> Exercise prompt
Only the lines from the beginning of the entries through the one with "const xTickValues = [0, 30, 60, 90, 120, 150, 180, 240];" should be written out, please, exactly and without any pictures.

> Excerpted records
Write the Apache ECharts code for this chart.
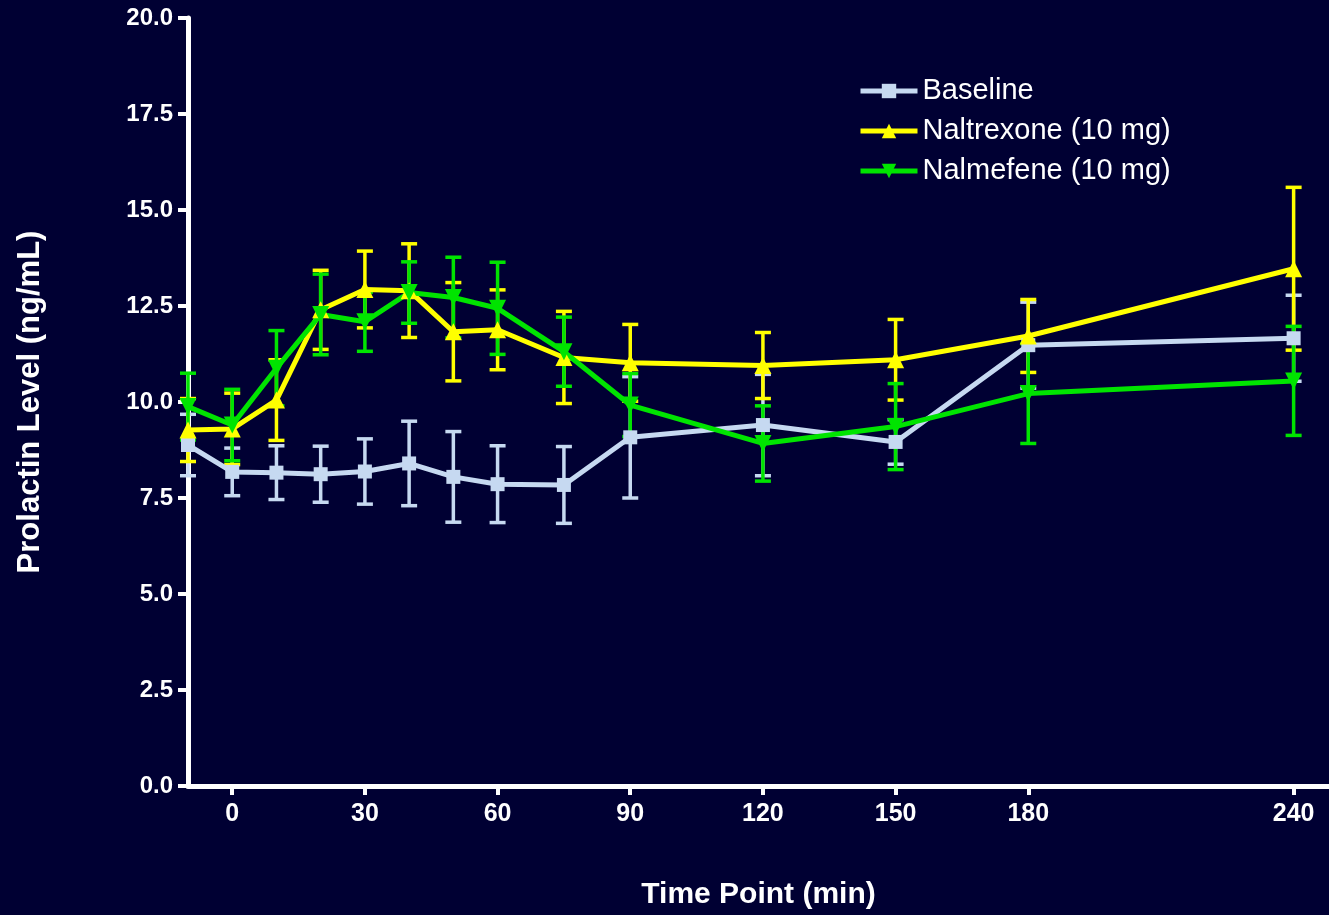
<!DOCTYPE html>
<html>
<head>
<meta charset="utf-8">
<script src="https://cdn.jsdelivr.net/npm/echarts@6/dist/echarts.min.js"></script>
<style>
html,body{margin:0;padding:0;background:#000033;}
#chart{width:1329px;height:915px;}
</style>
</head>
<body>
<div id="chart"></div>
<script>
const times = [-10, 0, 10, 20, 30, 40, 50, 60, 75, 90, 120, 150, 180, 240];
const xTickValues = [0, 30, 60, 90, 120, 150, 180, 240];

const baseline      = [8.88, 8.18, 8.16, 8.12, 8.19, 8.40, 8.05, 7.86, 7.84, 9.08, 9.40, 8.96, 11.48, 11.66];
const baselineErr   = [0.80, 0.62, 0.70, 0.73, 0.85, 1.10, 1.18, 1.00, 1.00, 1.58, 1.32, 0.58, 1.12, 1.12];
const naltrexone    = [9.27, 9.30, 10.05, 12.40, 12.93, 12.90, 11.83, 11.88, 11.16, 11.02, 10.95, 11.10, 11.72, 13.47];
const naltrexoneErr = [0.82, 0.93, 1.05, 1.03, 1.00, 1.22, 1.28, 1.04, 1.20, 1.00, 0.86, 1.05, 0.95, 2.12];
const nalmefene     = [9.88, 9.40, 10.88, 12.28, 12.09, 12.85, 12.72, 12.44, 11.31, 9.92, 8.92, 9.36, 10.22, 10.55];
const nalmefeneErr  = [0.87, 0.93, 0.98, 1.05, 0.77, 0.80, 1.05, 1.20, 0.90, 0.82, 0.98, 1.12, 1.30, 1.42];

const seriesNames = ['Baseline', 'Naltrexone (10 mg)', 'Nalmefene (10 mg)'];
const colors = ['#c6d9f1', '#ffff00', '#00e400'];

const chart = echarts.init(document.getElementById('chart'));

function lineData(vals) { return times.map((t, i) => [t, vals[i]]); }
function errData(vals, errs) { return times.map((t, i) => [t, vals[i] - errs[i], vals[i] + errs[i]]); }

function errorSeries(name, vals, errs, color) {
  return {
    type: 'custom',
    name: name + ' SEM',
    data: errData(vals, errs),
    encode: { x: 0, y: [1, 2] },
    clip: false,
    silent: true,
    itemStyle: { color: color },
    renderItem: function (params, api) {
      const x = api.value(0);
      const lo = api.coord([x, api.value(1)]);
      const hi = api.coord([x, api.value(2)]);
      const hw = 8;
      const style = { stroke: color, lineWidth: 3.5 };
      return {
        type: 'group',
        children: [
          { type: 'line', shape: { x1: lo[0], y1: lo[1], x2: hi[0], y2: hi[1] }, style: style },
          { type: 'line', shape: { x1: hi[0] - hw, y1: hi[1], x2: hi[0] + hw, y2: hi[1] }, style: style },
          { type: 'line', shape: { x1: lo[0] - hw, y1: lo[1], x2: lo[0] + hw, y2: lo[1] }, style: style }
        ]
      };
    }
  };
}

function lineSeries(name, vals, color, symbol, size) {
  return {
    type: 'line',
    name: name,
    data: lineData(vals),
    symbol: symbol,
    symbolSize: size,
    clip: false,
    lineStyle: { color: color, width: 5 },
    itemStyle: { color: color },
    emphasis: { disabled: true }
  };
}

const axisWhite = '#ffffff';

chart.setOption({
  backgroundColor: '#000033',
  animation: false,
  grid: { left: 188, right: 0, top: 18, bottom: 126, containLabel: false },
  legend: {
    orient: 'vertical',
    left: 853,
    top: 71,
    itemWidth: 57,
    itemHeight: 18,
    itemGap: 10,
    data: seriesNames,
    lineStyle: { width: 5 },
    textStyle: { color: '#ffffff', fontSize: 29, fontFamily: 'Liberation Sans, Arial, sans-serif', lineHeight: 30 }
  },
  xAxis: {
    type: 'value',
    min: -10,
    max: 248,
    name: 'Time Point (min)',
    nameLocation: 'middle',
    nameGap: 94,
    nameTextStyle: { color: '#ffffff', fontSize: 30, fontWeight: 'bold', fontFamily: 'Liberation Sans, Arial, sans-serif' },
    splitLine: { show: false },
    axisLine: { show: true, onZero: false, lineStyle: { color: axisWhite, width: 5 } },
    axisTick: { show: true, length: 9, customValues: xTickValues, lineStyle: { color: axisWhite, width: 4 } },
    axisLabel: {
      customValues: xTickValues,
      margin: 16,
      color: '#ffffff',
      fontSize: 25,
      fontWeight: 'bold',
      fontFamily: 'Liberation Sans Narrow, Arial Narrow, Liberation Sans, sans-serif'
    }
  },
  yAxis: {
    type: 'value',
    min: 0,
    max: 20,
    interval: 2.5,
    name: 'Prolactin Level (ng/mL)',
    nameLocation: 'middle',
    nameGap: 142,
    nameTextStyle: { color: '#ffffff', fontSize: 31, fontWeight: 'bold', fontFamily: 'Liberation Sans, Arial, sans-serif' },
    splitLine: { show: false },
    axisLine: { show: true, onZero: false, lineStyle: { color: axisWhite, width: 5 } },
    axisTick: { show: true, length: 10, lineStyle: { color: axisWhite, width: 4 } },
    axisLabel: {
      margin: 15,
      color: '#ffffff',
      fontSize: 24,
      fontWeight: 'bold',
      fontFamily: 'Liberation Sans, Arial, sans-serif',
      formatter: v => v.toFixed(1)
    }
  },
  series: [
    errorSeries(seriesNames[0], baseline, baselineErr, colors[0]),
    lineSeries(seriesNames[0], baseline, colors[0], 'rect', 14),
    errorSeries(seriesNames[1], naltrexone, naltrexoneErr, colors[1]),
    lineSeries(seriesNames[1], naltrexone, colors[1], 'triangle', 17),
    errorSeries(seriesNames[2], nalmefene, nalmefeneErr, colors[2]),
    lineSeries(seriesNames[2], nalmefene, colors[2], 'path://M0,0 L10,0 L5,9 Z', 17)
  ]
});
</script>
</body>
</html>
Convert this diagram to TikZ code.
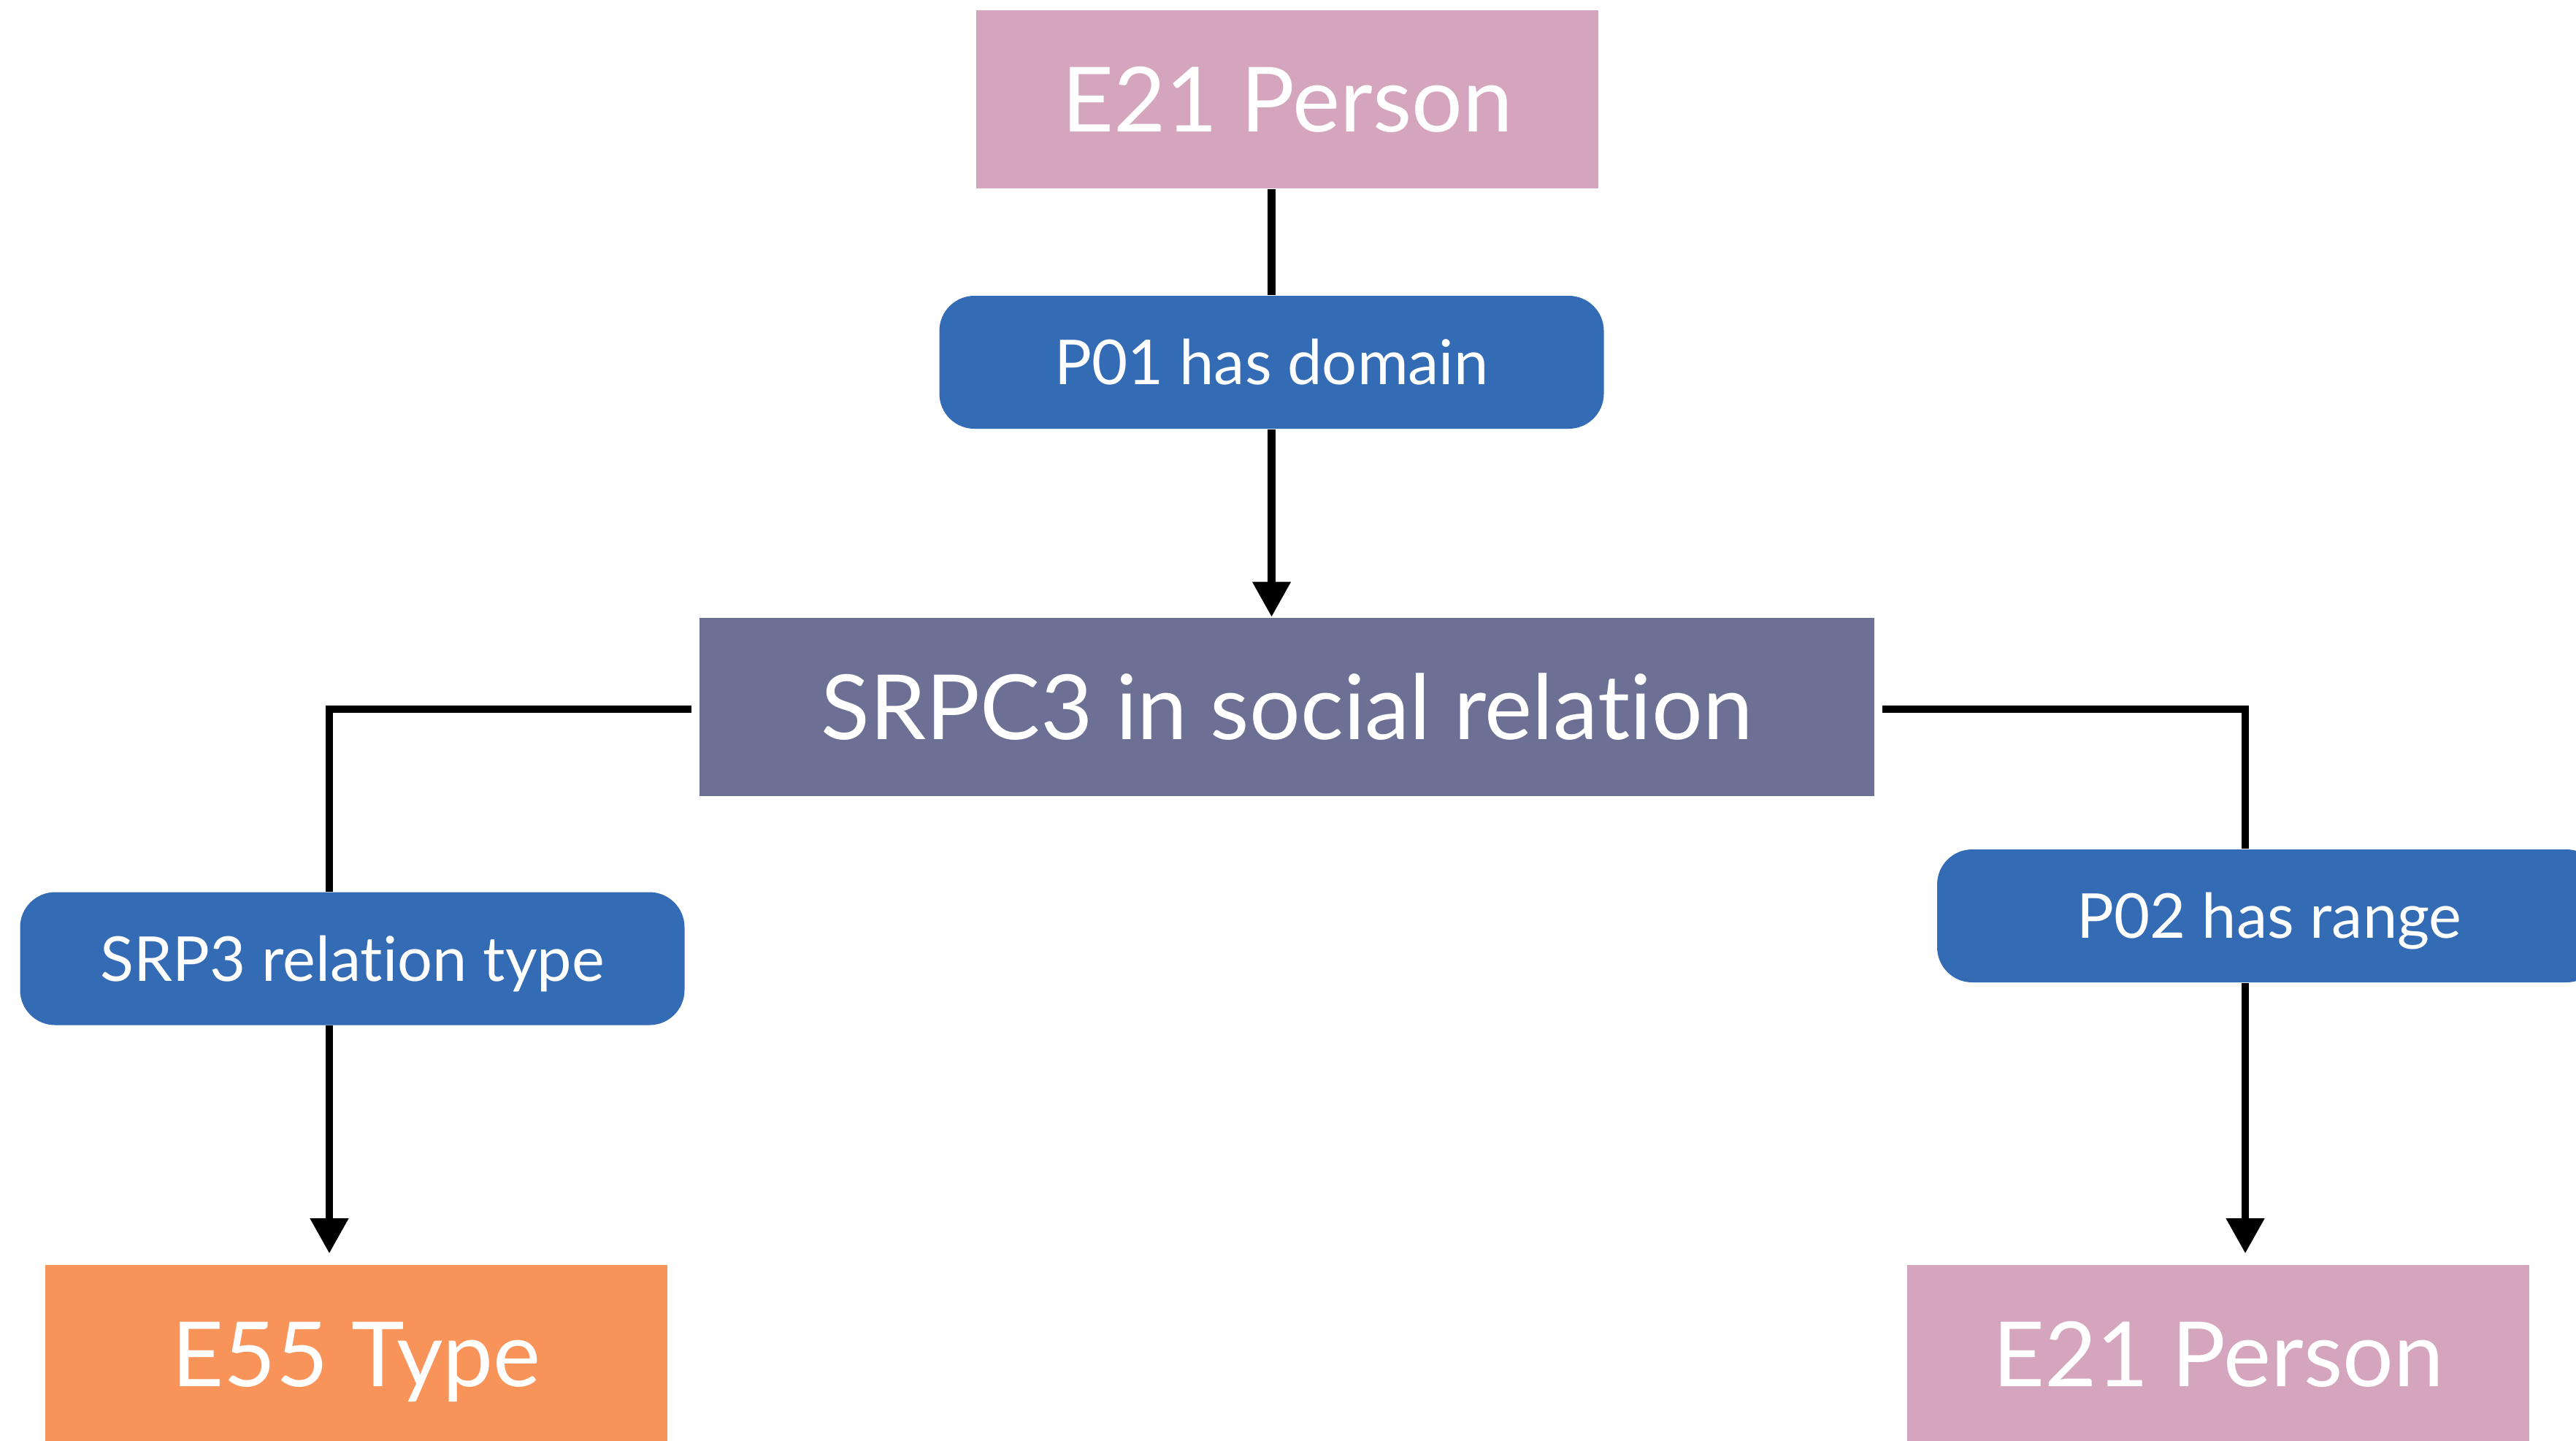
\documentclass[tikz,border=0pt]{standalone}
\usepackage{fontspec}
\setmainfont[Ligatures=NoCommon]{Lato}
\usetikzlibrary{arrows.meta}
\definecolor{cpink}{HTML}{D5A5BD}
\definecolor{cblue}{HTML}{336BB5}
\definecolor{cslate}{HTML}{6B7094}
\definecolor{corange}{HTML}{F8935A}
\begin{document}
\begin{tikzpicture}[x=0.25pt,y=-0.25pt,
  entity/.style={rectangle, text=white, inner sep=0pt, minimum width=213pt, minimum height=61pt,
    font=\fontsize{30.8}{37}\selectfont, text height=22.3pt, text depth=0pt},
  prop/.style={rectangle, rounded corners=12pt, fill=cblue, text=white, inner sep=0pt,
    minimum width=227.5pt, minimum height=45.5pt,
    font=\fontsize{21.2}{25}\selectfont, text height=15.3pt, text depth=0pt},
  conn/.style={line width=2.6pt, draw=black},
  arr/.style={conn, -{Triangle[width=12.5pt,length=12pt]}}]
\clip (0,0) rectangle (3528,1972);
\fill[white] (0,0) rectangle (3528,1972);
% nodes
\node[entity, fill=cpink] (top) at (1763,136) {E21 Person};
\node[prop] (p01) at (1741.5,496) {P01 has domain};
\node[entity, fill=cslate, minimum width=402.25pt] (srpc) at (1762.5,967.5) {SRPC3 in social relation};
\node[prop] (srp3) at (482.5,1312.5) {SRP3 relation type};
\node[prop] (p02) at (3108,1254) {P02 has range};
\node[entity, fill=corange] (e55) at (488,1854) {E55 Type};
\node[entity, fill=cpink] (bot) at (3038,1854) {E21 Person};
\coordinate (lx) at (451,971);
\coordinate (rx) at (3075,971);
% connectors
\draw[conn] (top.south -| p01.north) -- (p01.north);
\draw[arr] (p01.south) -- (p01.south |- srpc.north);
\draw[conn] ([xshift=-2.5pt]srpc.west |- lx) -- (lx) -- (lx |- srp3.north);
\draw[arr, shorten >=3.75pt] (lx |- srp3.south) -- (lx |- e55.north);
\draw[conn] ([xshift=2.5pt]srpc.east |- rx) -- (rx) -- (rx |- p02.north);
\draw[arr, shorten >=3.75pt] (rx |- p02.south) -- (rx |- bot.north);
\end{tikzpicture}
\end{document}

> The completed task
Write the Apache ECharts code for this chart.
<!DOCTYPE html>
<html>
<head>
<meta charset="utf-8">
<script src="https://cdn.jsdelivr.net/npm/echarts@6/dist/echarts.min.js"></script>
<style>
html,body{margin:0;padding:0;background:#000033;}
#chart{width:1329px;height:915px;}
</style>
</head>
<body>
<div id="chart"></div>
<script>
const times = [-10, 0, 10, 20, 30, 40, 50, 60, 75, 90, 120, 150, 180, 240];
const xTickValues = [0, 30, 60, 90, 120, 150, 180, 240];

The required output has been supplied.